Impact sur la sécurité régionale
Une détente maroco-algérienne ouvrirait la voie à une coopération sécuritaire accrue, indispensable face aux menaces sahéliennes et aux trafics transfrontaliers. La normalisation pourrait également libérer des synergies économiques précieuses, attendues par les opérateurs portuaires et énergétiques des deux rives du Maghreb. À l’inverse, une annonce sans lendemain renforcerait la méfiance et l’immobilisme.
Prudence méthodologique
La diplomatie conçue comme un « deal » rapide s’accommode mal des enjeux identitaires enracinés dans l’histoire coloniale.

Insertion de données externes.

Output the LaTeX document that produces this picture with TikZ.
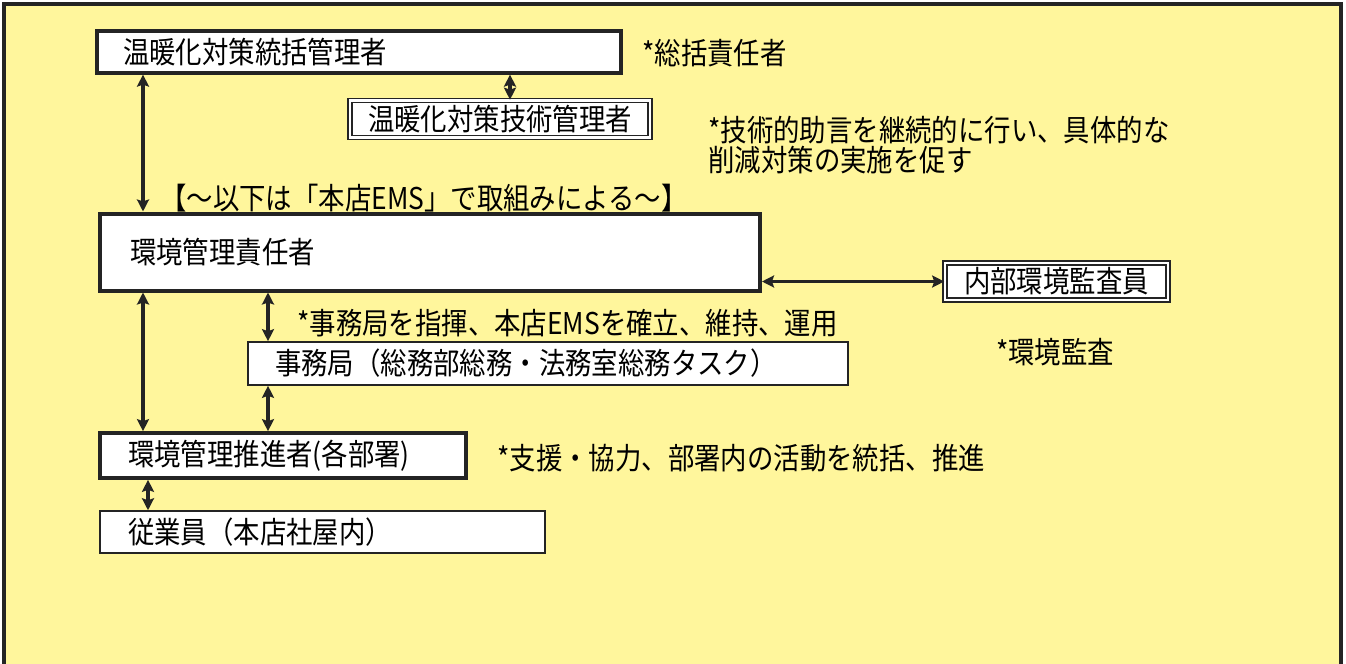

Les médiations précédentes montrent que toute avancée requiert un format multipartite robuste et une patience institutionnelle. En se projetant sur un calendrier court, Witkoff mise sur l’effet d’annonce, mais s’expose à l’écueil des attentes déçues.
Épilogue ouvert
À ce stade, l’intervention de Witkoff rappelle les fulgurances médiatiques qui ont ponctué les mandats de Donald Trump. Qu’elle débouche ou non sur une initiative formelle, elle signale le retour périodique de la question saharienne dans l’agenda de puissances tierces. Les capitales maghrébines évaluent, en silence, l’opportunité de transformer cette surprise américaine en levier diplomatique durable.